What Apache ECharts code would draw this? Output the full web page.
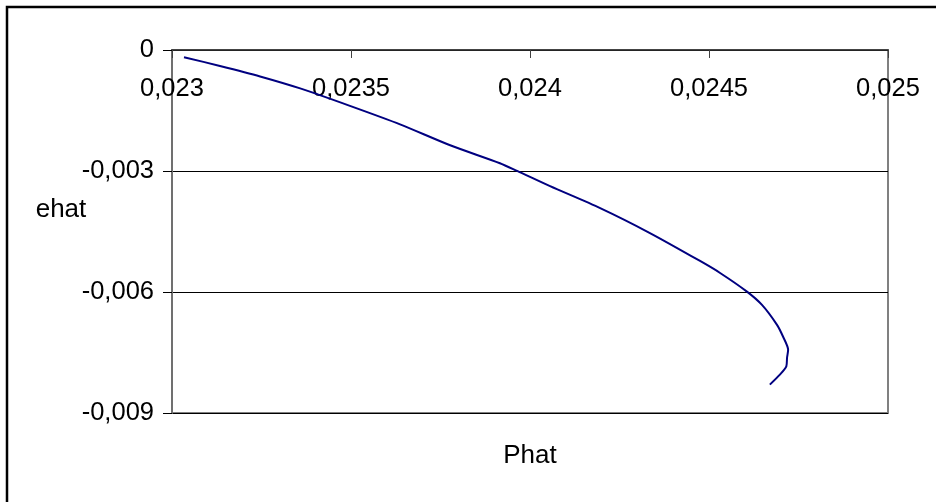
<!DOCTYPE html>
<html>
<head>
<meta charset="utf-8">
<script src="https://cdn.jsdelivr.net/npm/echarts@6/dist/echarts.min.js"></script>
<style>
  html, body { margin: 0; padding: 0; background: #fff; }
  #chart { width: 936px; height: 502px; }
</style>
</head>
<body>
<div id="chart"></div>
<script>
// Estimated price (Phat) against estimated error (ehat)
var phat = [0.0230335, 0.023134, 0.023246, 0.023358, 0.023497, 0.023637, 0.023777, 0.023916,
            0.023964, 0.024056, 0.024196, 0.024335, 0.024475, 0.024531, 0.024606, 0.024648,
            0.024690, 0.024707, 0.024721, 0.024718, 0.024716, 0.024698, 0.024670];
var ehat = [-0.000178, -0.000396, -0.000655, -0.000952, -0.001385, -0.001843, -0.002362, -0.002807,
            -0.002998, -0.003376, -0.003920, -0.004538, -0.005231, -0.005528, -0.005990, -0.006319,
            -0.006814, -0.007110, -0.007432, -0.007630, -0.007845, -0.008050, -0.008297];

var xTicks = { min: 0.023, max: 0.025, step: 0.0005 };
var yTicks = { min: -0.009, max: 0, step: 0.003 };
var xTitle = 'Phat';
var yTitle = 'ehat';

var FONT = '"Liberation Sans", Arial, sans-serif';

function commaNum(v) {
  if (Math.abs(v) < 1e-12) return '0';
  return String(+v.toFixed(5)).replace('.', ',');
}

var points = phat.map(function (p, i) { return [p, ehat[i]]; });

var chart = echarts.init(document.getElementById('chart'), null, { renderer: 'canvas' });
chart.setOption({
  animation: false,
  backgroundColor: '#ffffff',
  grid: {
    left: 172, top: 50, width: 716, height: 363,
    show: true, borderColor: '#808080', borderWidth: 2, backgroundColor: 'transparent'
  },
  xAxis: {
    type: 'value',
    position: 'top',
    min: xTicks.min, max: xTicks.max, interval: xTicks.step,
    axisLine: { show: true, onZero: false, lineStyle: { color: '#303030', width: 1.5 } },
    axisTick: { show: true, inside: true, length: 8, lineStyle: { color: '#404040', width: 1 } },
    axisLabel: {
      inside: true, margin: 26, color: '#000', fontSize: 25.5, fontFamily: FONT,
      formatter: commaNum, showMinLabel: true, showMaxLabel: true
    },
    splitLine: { show: false }
  },
  yAxis: {
    type: 'value',
    min: yTicks.min, max: yTicks.max, interval: yTicks.step,
    axisLine: { show: true, onZero: false, lineStyle: { color: '#707070', width: 2 } },
    axisTick: { show: true, inside: false, length: 9, lineStyle: { color: '#000', width: 1 } },
    axisLabel: { margin: 18, color: '#000', fontSize: 25.5, fontFamily: FONT, formatter: commaNum },
    splitLine: { show: true, lineStyle: { color: '#000', width: 1 } }
  },
  series: [{
    type: 'line',
    data: points,
    showSymbol: false,
    symbol: 'none',
    smooth: 0.25,
    lineStyle: { color: '#000080', width: 2 },
    z: 5
  }],
  graphic: [
    {
      type: 'rect', silent: true, z: 100,
      shape: { x: 7, y: 7, width: 1200, height: 1200 },
      style: { fill: 'none', stroke: '#000', lineWidth: 2.5 }
    },
    {
      type: 'text', z: 100, x: 61, y: 210,
      style: { text: yTitle, font: '26px ' + FONT, fill: '#000', align: 'center', verticalAlign: 'middle' }
    },
    {
      type: 'text', z: 100, x: 530, y: 456,
      style: { text: xTitle, font: '26px ' + FONT, fill: '#000', align: 'center', verticalAlign: 'middle' }
    }
  ]
});
</script>
</body>
</html>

————

■ The task: Would you set down the listing exactly, omitting pictures?

■ Correct output:
What Apache ECharts code would draw this? Output the full web page.
<!DOCTYPE html>
<html>
<head>
<meta charset="utf-8">
<script src="https://cdn.jsdelivr.net/npm/echarts@6/dist/echarts.min.js"></script>
<style>
  html, body { margin: 0; padding: 0; background: #fff; }
  #chart { width: 936px; height: 502px; }
</style>
</head>
<body>
<div id="chart"></div>
<script>
// Estimated price (Phat) against estimated error (ehat)
var phat = [0.0230335, 0.023134, 0.023246, 0.023358, 0.023497, 0.023637, 0.023777, 0.023916,
            0.023964, 0.024056, 0.024196, 0.024335, 0.024475, 0.024531, 0.024606, 0.024648,
            0.024690, 0.024707, 0.024721, 0.024718, 0.024716, 0.024698, 0.024670];
var ehat = [-0.000178, -0.000396, -0.000655, -0.000952, -0.001385, -0.001843, -0.002362, -0.002807,
            -0.002998, -0.003376, -0.003920, -0.004538, -0.005231, -0.005528, -0.005990, -0.006319,
            -0.006814, -0.007110, -0.007432, -0.007630, -0.007845, -0.008050, -0.008297];

var xTicks = { min: 0.023, max: 0.025, step: 0.0005 };
var yTicks = { min: -0.009, max: 0, step: 0.003 };
var xTitle = 'Phat';
var yTitle = 'ehat';

var FONT = '"Liberation Sans", Arial, sans-serif';

function commaNum(v) {
  if (Math.abs(v) < 1e-12) return '0';
  return String(+v.toFixed(5)).replace('.', ',');
}

var points = phat.map(function (p, i) { return [p, ehat[i]]; });

var chart = echarts.init(document.getElementById('chart'), null, { renderer: 'canvas' });
chart.setOption({
  animation: false,
  backgroundColor: '#ffffff',
  grid: {
    left: 172, top: 50, width: 716, height: 363,
    show: true, borderColor: '#808080', borderWidth: 2, backgroundColor: 'transparent'
  },
  xAxis: {
    type: 'value',
    position: 'top',
    min: xTicks.min, max: xTicks.max, interval: xTicks.step,
    axisLine: { show: true, onZero: false, lineStyle: { color: '#303030', width: 1.5 } },
    axisTick: { show: true, inside: true, length: 8, lineStyle: { color: '#404040', width: 1 } },
    axisLabel: {
      inside: true, margin: 26, color: '#000', fontSize: 25.5, fontFamily: FONT,
      formatter: commaNum, showMinLabel: true, showMaxLabel: true
    },
    splitLine: { show: false }
  },
  yAxis: {
    type: 'value',
    min: yTicks.min, max: yTicks.max, interval: yTicks.step,
    axisLine: { show: true, onZero: false, lineStyle: { color: '#707070', width: 2 } },
    axisTick: { show: true, inside: false, length: 9, lineStyle: { color: '#000', width: 1 } },
    axisLabel: { margin: 18, color: '#000', fontSize: 25.5, fontFamily: FONT, formatter: commaNum },
    splitLine: { show: true, lineStyle: { color: '#000', width: 1 } }
  },
  series: [{
    type: 'line',
    data: points,
    showSymbol: false,
    symbol: 'none',
    smooth: 0.25,
    lineStyle: { color: '#000080', width: 2 },
    z: 5
  }],
  graphic: [
    {
      type: 'rect', silent: true, z: 100,
      shape: { x: 7, y: 7, width: 1200, height: 1200 },
      style: { fill: 'none', stroke: '#000', lineWidth: 2.5 }
    },
    {
      type: 'text', z: 100, x: 61, y: 210,
      style: { text: yTitle, font: '26px ' + FONT, fill: '#000', align: 'center', verticalAlign: 'middle' }
    },
    {
      type: 'text', z: 100, x: 530, y: 456,
      style: { text: xTitle, font: '26px ' + FONT, fill: '#000', align: 'center', verticalAlign: 'middle' }
    }
  ]
});
</script>
</body>
</html>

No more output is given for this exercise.